YOUR GOAL =>
From the entries below, copy exactly the lines from the one that contains "What Chart.js code" through the one that contains "const seriesNames = ['准一级冶金焦（青岛港）', '主焦煤：沙河驿'];", both included, and only those.

SUPPLIED DATA =>
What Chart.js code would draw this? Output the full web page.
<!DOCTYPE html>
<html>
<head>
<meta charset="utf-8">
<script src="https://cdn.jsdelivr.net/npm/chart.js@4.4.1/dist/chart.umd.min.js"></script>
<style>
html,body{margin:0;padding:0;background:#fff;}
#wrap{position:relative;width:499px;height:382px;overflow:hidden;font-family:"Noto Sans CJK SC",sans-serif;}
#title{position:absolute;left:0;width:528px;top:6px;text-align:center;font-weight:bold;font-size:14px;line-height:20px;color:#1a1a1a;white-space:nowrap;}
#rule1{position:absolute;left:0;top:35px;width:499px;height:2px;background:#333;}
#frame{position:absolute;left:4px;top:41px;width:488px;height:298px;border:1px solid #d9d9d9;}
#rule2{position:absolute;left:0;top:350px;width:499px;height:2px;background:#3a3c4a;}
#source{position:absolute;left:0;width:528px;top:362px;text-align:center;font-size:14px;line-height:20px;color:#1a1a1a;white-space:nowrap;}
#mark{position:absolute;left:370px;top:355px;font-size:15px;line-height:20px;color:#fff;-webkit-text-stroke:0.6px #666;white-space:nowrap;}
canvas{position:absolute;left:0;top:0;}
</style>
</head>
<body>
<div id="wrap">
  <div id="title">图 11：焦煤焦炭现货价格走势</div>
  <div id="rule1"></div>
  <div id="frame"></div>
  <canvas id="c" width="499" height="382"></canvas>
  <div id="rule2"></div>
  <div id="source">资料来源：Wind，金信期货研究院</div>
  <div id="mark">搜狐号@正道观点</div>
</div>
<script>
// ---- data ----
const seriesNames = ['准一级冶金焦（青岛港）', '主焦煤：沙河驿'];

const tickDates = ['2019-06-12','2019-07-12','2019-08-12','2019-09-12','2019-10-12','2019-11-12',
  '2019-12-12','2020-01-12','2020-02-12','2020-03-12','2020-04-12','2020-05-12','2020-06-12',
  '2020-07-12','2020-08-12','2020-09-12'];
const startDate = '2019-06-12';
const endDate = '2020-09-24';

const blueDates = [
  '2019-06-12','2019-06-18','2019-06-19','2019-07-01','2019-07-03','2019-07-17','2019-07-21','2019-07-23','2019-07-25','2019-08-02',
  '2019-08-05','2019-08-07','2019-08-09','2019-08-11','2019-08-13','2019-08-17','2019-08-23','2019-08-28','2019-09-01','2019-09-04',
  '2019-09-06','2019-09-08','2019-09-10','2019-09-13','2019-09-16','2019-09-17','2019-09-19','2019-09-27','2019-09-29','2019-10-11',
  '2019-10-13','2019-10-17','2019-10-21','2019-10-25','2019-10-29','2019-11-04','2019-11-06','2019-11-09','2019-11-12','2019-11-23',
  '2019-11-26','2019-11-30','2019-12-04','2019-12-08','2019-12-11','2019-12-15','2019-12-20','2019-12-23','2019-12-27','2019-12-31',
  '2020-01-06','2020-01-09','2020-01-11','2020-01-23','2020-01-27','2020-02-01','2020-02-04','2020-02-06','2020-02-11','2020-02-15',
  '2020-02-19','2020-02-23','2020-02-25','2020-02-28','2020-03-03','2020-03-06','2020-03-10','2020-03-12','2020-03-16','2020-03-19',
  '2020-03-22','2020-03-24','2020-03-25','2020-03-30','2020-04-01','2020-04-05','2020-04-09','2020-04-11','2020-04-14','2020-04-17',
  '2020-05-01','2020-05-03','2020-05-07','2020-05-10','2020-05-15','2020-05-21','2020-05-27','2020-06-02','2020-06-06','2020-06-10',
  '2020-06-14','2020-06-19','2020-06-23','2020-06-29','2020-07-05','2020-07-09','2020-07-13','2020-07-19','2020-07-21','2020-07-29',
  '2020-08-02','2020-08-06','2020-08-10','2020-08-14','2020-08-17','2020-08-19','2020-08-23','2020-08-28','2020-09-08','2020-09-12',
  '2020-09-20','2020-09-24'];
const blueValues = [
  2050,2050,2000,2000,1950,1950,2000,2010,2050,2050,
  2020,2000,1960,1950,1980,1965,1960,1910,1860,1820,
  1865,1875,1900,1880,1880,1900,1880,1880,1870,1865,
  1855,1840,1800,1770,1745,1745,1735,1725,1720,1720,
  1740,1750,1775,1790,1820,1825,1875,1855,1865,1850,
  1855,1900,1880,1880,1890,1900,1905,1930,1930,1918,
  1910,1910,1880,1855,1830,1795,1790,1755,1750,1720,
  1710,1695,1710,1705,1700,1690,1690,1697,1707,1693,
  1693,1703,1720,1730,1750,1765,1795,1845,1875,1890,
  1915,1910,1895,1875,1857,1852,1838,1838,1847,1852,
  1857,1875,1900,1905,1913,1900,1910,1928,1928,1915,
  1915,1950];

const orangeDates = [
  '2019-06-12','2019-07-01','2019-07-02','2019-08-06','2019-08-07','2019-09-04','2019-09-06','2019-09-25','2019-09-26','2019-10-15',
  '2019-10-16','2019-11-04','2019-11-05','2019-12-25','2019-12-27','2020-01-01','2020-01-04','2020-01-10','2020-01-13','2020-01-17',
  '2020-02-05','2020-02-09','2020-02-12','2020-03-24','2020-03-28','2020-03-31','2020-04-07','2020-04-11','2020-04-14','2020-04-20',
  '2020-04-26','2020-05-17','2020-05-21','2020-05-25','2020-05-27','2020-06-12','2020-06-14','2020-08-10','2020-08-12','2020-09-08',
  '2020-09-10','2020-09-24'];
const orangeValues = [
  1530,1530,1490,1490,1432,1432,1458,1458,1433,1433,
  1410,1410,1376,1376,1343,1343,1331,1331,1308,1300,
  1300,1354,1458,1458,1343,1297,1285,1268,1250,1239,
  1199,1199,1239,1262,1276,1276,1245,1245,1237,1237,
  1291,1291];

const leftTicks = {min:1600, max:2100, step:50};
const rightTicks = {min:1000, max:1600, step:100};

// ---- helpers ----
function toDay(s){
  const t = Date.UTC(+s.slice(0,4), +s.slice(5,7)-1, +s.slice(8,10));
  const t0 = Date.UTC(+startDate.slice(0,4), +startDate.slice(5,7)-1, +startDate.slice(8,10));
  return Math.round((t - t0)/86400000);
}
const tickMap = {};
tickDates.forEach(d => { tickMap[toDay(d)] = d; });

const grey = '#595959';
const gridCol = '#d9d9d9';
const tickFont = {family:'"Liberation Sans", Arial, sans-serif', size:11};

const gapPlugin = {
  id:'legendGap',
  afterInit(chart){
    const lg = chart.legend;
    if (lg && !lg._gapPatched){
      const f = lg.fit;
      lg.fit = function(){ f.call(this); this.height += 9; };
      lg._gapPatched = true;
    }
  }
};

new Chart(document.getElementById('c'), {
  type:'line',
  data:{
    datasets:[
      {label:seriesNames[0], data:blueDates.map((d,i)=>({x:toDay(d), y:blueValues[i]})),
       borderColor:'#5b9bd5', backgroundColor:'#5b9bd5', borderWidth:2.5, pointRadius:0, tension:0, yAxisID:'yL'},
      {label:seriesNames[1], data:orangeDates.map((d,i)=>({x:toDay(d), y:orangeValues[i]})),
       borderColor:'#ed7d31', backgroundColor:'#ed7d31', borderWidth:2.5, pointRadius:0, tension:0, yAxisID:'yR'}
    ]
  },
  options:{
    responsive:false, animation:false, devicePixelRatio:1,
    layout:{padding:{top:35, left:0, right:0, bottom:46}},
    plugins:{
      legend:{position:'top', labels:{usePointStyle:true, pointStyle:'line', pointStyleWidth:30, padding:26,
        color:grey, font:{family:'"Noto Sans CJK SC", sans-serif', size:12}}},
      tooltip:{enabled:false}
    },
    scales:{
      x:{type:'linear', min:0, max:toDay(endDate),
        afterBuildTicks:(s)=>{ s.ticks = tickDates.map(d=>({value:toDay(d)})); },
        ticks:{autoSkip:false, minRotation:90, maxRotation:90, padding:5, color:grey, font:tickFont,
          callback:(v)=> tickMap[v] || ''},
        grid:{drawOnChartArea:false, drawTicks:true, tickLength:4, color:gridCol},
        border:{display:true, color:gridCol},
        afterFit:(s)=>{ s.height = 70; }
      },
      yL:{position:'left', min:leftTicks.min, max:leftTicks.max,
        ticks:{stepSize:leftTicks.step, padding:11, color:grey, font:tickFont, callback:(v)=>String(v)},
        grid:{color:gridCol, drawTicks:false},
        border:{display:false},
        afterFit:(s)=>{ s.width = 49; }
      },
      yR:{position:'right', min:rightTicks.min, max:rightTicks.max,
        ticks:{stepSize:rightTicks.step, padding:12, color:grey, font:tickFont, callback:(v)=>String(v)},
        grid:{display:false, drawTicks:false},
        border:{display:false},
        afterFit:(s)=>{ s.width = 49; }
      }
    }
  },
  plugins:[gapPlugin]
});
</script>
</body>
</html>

...

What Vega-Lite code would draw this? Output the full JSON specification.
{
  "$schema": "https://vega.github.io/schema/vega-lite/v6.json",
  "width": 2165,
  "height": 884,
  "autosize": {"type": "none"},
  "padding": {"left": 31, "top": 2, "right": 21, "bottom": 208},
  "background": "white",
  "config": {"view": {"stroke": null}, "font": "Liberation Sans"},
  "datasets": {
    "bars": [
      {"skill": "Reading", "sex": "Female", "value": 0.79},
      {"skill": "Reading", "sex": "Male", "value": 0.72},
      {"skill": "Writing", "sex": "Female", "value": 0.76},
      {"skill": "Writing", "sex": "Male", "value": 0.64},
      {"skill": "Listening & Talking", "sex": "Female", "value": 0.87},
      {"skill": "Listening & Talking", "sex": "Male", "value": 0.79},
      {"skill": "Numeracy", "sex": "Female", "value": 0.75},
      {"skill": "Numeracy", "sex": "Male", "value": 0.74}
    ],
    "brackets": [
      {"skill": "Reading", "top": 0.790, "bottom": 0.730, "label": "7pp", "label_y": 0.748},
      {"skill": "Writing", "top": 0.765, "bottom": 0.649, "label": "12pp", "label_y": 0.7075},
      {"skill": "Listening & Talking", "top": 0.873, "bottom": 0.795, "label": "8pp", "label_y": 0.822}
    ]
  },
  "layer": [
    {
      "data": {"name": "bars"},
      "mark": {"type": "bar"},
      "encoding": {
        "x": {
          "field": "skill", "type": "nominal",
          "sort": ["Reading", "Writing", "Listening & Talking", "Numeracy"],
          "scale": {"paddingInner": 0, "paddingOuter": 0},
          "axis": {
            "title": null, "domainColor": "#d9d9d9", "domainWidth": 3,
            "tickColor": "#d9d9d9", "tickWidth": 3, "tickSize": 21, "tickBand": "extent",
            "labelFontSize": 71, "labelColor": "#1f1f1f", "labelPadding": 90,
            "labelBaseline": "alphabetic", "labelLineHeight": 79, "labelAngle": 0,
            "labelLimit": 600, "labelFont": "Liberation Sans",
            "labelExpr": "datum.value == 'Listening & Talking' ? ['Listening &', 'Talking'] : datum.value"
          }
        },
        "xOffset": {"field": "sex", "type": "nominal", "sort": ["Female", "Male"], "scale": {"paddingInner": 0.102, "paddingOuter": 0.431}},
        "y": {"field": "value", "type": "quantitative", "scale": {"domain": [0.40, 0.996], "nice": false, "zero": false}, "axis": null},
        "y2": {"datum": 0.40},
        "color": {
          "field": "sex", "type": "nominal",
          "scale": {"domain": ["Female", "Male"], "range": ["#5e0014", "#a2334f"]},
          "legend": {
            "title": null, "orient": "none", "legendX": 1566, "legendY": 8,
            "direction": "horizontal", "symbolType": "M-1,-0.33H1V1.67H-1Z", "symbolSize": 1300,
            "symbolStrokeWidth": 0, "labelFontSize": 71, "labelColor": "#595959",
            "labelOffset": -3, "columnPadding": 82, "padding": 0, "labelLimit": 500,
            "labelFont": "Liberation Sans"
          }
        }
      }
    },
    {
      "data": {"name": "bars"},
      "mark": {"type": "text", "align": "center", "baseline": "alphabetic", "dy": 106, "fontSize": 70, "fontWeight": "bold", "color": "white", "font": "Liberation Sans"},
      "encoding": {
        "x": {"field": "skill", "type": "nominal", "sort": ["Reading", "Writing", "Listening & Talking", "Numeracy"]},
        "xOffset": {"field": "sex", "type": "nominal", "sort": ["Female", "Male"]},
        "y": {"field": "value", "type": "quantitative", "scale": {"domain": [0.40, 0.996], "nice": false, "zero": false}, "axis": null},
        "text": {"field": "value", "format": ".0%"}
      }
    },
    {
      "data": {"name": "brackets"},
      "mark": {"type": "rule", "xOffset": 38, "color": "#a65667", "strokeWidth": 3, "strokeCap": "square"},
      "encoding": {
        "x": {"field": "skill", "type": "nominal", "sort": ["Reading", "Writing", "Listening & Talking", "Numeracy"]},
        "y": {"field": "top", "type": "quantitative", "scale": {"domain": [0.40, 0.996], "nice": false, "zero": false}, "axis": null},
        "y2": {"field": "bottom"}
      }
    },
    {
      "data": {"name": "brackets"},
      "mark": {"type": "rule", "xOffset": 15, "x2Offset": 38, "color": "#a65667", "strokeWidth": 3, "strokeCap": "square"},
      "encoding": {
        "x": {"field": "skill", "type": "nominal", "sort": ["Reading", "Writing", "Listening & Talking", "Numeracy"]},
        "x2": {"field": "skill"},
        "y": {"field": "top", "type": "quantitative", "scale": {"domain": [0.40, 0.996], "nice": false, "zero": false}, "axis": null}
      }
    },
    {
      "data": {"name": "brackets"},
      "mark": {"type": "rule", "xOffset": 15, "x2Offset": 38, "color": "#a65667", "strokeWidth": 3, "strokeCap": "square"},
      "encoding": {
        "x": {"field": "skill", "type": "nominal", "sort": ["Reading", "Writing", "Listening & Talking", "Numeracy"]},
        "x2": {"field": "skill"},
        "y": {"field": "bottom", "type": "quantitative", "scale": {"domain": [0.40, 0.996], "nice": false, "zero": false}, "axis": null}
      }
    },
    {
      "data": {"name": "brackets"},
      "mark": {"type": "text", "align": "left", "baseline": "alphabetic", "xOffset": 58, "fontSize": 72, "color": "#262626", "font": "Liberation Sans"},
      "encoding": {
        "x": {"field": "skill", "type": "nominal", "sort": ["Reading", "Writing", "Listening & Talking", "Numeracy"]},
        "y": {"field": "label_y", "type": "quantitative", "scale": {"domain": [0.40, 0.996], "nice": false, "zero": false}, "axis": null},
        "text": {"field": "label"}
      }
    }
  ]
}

EXERCISE RESPONSE =>
What Chart.js code would draw this? Output the full web page.
<!DOCTYPE html>
<html>
<head>
<meta charset="utf-8">
<script src="https://cdn.jsdelivr.net/npm/chart.js@4.4.1/dist/chart.umd.min.js"></script>
<style>
html,body{margin:0;padding:0;background:#fff;}
#wrap{position:relative;width:499px;height:382px;overflow:hidden;font-family:"Noto Sans CJK SC",sans-serif;}
#title{position:absolute;left:0;width:528px;top:6px;text-align:center;font-weight:bold;font-size:14px;line-height:20px;color:#1a1a1a;white-space:nowrap;}
#rule1{position:absolute;left:0;top:35px;width:499px;height:2px;background:#333;}
#frame{position:absolute;left:4px;top:41px;width:488px;height:298px;border:1px solid #d9d9d9;}
#rule2{position:absolute;left:0;top:350px;width:499px;height:2px;background:#3a3c4a;}
#source{position:absolute;left:0;width:528px;top:362px;text-align:center;font-size:14px;line-height:20px;color:#1a1a1a;white-space:nowrap;}
#mark{position:absolute;left:370px;top:355px;font-size:15px;line-height:20px;color:#fff;-webkit-text-stroke:0.6px #666;white-space:nowrap;}
canvas{position:absolute;left:0;top:0;}
</style>
</head>
<body>
<div id="wrap">
  <div id="title">图 11：焦煤焦炭现货价格走势</div>
  <div id="rule1"></div>
  <div id="frame"></div>
  <canvas id="c" width="499" height="382"></canvas>
  <div id="rule2"></div>
  <div id="source">资料来源：Wind，金信期货研究院</div>
  <div id="mark">搜狐号@正道观点</div>
</div>
<script>
// ---- data ----
const seriesNames = ['准一级冶金焦（青岛港）', '主焦煤：沙河驿'];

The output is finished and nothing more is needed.